For a production-line employee in an automobile factory in the Turkish province of Kocaeli, making carvings from pencils has been a source of inspiration for the past four years.

Spending his free time away from work at a workshop built in his house, Huseyin Sari has created more than 150 figurines on the tips of pencils, including those of Ataturk, the Eiffel Tower, “Mona Lisa” and Charlie Chaplin. First, he created simple carvings but then he moved onto more complex work, such as that he calls “Chain Brothers,” after realizing that he was meant to do more.

Speaking to Anadolu Agency (AA), Sari noted that he doesn’t have any commercial expectations for his hobby. One of the very few people to pursue this type of art, he uses various cutting tools such as scalpels and diamond made special tips for carving into wooden writing pencils. He states that he started carving pencils after being inspired by a Hungarian artist he saw online. He learned the art on his own, first creating simple objects like cups, glasses and birds in cages, saying: “These [objects] were the result of hard work and a lot of time. For example, I made chainrings. Then, I carved important and famous names such as Ataturk and Charlie Chaplin onto those rings. Now, I’m working with 0.5 and 0.7 millimetre (mm) tips. I carve works that I’ve seen and admire, along with famous faces,” says Sari.

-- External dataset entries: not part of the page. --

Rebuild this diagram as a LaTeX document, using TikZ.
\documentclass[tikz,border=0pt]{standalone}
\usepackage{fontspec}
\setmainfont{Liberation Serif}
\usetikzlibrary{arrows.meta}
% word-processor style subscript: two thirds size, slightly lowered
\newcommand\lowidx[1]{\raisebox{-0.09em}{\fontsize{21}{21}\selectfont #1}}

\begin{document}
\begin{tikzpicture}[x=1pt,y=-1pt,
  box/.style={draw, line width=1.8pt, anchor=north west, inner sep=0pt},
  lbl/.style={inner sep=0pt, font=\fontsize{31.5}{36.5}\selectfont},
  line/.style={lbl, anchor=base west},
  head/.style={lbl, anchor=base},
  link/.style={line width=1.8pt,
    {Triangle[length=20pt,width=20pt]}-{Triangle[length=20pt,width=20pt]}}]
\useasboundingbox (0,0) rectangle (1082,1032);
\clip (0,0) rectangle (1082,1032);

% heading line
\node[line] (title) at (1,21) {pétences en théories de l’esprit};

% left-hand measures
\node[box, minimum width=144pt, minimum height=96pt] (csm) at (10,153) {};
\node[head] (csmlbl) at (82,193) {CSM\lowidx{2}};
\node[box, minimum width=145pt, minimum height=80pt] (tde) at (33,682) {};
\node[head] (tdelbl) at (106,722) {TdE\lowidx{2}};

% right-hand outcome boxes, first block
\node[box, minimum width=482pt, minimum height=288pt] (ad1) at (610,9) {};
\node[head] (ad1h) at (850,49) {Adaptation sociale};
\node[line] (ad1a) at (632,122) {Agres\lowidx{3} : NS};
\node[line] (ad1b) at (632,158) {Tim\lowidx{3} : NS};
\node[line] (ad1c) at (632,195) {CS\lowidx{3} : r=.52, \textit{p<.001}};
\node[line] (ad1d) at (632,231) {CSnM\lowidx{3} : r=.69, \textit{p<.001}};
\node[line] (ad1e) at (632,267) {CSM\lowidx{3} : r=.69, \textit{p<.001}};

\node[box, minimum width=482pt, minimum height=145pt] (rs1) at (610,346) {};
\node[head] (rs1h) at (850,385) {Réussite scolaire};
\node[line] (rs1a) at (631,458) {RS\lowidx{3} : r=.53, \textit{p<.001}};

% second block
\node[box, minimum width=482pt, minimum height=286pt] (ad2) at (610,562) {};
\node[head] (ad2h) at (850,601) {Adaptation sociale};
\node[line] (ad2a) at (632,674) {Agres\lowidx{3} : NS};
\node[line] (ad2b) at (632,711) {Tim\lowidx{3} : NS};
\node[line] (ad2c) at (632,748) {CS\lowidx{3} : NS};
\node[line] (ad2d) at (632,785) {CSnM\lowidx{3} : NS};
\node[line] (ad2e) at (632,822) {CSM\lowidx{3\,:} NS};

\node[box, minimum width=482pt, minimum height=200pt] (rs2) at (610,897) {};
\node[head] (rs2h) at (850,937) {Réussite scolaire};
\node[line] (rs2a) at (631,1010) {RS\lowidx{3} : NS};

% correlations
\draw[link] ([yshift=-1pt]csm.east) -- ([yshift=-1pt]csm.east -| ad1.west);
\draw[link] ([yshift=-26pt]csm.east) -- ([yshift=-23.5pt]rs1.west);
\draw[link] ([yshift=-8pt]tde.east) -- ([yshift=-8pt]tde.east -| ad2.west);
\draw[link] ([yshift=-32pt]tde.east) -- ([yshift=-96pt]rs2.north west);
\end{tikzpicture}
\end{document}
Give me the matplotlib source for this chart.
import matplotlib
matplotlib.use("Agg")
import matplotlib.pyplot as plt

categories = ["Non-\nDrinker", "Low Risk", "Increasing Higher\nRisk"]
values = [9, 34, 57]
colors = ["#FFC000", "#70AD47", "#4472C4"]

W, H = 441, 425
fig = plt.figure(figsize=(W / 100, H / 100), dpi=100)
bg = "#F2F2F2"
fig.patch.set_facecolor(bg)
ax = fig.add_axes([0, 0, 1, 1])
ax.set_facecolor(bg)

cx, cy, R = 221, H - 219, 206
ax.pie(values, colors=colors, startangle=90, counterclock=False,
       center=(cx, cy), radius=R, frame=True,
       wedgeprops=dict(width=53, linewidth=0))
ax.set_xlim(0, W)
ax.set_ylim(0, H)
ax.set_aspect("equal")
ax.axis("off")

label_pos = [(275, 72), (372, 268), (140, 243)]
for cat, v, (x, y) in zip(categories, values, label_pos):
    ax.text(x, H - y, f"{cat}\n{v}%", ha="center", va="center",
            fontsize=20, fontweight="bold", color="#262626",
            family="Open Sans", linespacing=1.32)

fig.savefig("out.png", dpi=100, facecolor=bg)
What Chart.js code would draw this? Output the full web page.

Noting that the time it takes to create something depends on the level of difficulty of the figure, Sari reveals that while some of his creations take only a few hours, some works include intricate details and take up to seven or eight months to complete. He emphasizes the delicate nature of wooden pencils, adding that his work “Chain Brothers,” which consists of two pencils entwined with each other, took him seven months to finish. While what he does requires a lot of patience, Sari says, “You cannot give up. It’s like trying to knock down a wall by banging your head on it. You have to give up on fun and entertainment and devote yourself to your craft. Only then can you create such work.”

Sari employs all kinds of wooden pencils in his art, typically using a carpenter’s pencil, held vertically, and carving into the inner graphite “lead.” He also uses fine exam pencils, or jumbo pencils to create very small, intricate work. He sometimes uses 0.5 and 0.7 mm points for show.

If he is to depict a foreign structure, he first analyzes photographs of it before beginning work. He carves figures that he knows well without referring to such photographs, saying: “First, I carve the wood. Then, I add details with very thin, pointed tools and needles. When you use 0.5 mm points the details are very hard to see with the naked eye. You have to hold your breath. It takes a lot of time, is hard on the eyes and causes dry eye.”

Sari says that his new dream is to carve the Eiffel Tower on a strand of hair. Having already displayed his art at three different exhibitions in Istanbul, he says, “Becoming a world-renowned person is every artist’s dream. So it’s also my dream and objective. I would like to devote all my time to this work in the future.”